Wie schnell kann eine Gruppe entstehen, die die alte Suppe kocht.

Den Trost und die Bestätigung in der Blase der Gleichgesinnten pflegt.

Der Text heute beschreibt, wie alle beim „Jesus – Treffen“ zu Matthäus gehen.

Man weiß ja, was richtig ist, so viele von ihnen. Man ist ja religiös, ein Eiferer für den Gott Israels.

Aber vielleicht:

Hat meine Kirche nicht den älteren Bruder geschlagen?

Und schlägt ihn heute weiter?

Wie wenige haben für „die Juden geschrien“, wie Bonhoeffer es gesagt hat.

Und haben doch gregorianisch gesungen.

Dietrich Bonhoeffer „Nur wer für die Juden schreit, darf auch gregorianisch singen“.

Gott, Du suchst nach Herzen, denen Du Dein Volk anvertrauen kannst.

Die Du würdigen kannst, für sie zu schreien.

Was bedeckt mein Herz?
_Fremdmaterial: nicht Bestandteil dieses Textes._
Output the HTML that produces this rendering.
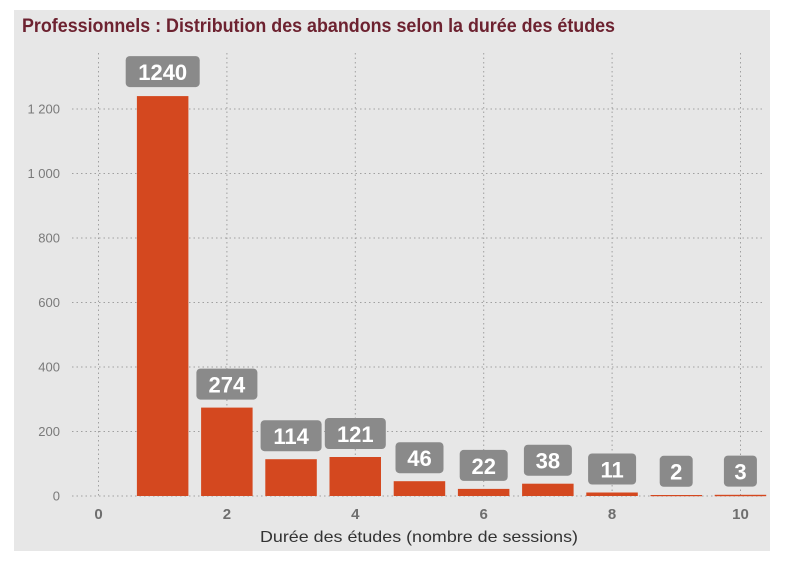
<!DOCTYPE html>
<html><head><meta charset="utf-8"><style>
html,body{margin:0;padding:0;background:#fff;}
svg{display:block;}
</style></head><body>
<svg width="785" height="564" viewBox="0 0 785 564" xmlns="http://www.w3.org/2000/svg" font-family="'Liberation Sans', sans-serif">
<rect x="0" y="0" width="785" height="564" fill="#ffffff"/>
<rect x="14" y="10" width="756" height="541" fill="#e7e7e7"/>
<text x="22" y="32" font-size="19" font-weight="bold" fill="#6d2230" textLength="593" lengthAdjust="spacingAndGlyphs">Professionnels : Distribution des abandons selon la durée des études</text>
<g stroke="#a0a0a0" stroke-width="1" stroke-dasharray="1.5,3" fill="none">
<line x1="72" y1="109" x2="762" y2="109"/>
<line x1="72" y1="173.5" x2="762" y2="173.5"/>
<line x1="72" y1="238" x2="762" y2="238"/>
<line x1="72" y1="302.5" x2="762" y2="302.5"/>
<line x1="72" y1="367" x2="762" y2="367"/>
<line x1="72" y1="431.5" x2="762" y2="431.5"/>
<line x1="72" y1="496" x2="762" y2="496"/>
<line x1="98.5" y1="53" x2="98.5" y2="496"/>
<line x1="226.9" y1="53" x2="226.9" y2="496"/>
<line x1="355.3" y1="53" x2="355.3" y2="496"/>
<line x1="483.7" y1="53" x2="483.7" y2="496"/>
<line x1="612.1" y1="53" x2="612.1" y2="496"/>
<line x1="740.5" y1="53" x2="740.5" y2="496"/>
</g>
<g font-size="13" fill="#7a7a7a" text-anchor="end">
<text x="60" y="113.5">1 200</text>
<text x="60" y="178">1 000</text>
<text x="60" y="242.5">800</text>
<text x="60" y="307">600</text>
<text x="60" y="371.5">400</text>
<text x="60" y="436">200</text>
<text x="60" y="500.5">0</text>
</g>
<g fill="#d4481f">
<rect x="136.9" y="96.1" width="51.5" height="399.9"/>
<rect x="201.1" y="407.6" width="51.5" height="88.4"/>
<rect x="265.3" y="459.2" width="51.5" height="36.8"/>
<rect x="329.5" y="457" width="51.5" height="39"/>
<rect x="393.7" y="481.2" width="51.5" height="14.8"/>
<rect x="457.9" y="488.9" width="51.5" height="7.1"/>
<rect x="522.1" y="483.7" width="51.5" height="12.3"/>
<rect x="586.3" y="492.5" width="51.5" height="3.5"/>
<rect x="650.5" y="495" width="51.5" height="1.2"/>
<rect x="714.7" y="494.8" width="51.5" height="1.4"/>
</g>
<g fill="#8a8a8a">
<rect x="125.7" y="56.1" width="74" height="31" rx="4"/>
<rect x="196.4" y="368.6" width="61" height="31" rx="4"/>
<rect x="260.6" y="420.2" width="61" height="31" rx="4"/>
<rect x="324.8" y="418" width="61" height="31" rx="4"/>
<rect x="395.5" y="442.2" width="48" height="31" rx="4"/>
<rect x="459.7" y="449.9" width="48" height="31" rx="4"/>
<rect x="523.9" y="444.7" width="48" height="31" rx="4"/>
<rect x="588.1" y="453.5" width="48" height="31" rx="4"/>
<rect x="659.7" y="455.8" width="33" height="31" rx="4"/>
<rect x="723.9" y="455.6" width="33" height="31" rx="4"/>
</g>
<g font-size="22" font-weight="bold" fill="#ffffff" text-anchor="middle">
<text x="162.7" y="80">1240</text>
<text x="226.9" y="392.5">274</text>
<text x="291.1" y="444.1">114</text>
<text x="355.3" y="441.9">121</text>
<text x="419.5" y="466.1">46</text>
<text x="483.7" y="473.8">22</text>
<text x="547.9" y="468.6">38</text>
<text x="612.1" y="477.4">11</text>
<text x="676.3" y="479.7">2</text>
<text x="740.5" y="479.5">3</text>
</g>
<g font-size="15" font-weight="bold" fill="#6e6e6e" text-anchor="middle">
<text x="98.5" y="519">0</text>
<text x="226.9" y="519">2</text>
<text x="355.3" y="519">4</text>
<text x="483.7" y="519">6</text>
<text x="612.1" y="519">8</text>
<text x="740.5" y="519">10</text>
</g>
<text x="260" y="542" font-size="16" fill="#333333" textLength="318" lengthAdjust="spacingAndGlyphs">Durée des études (nombre de sessions)</text>
</svg>
</body></html>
Was hindert Dich?

Wo verberge ich mich vor Dir?

Welche Angst in mir, welche Bequemlichkeit?

Gehörte und gehöre ich nicht auch zu denen, die sich in ihren Glauben zumeist

wie in einen Kokon zurückgezogen haben?

„Bloß nicht politisch werden“.

Nimm mich an die Hand in das Haus meines Bruders, des Sünders Matthäus.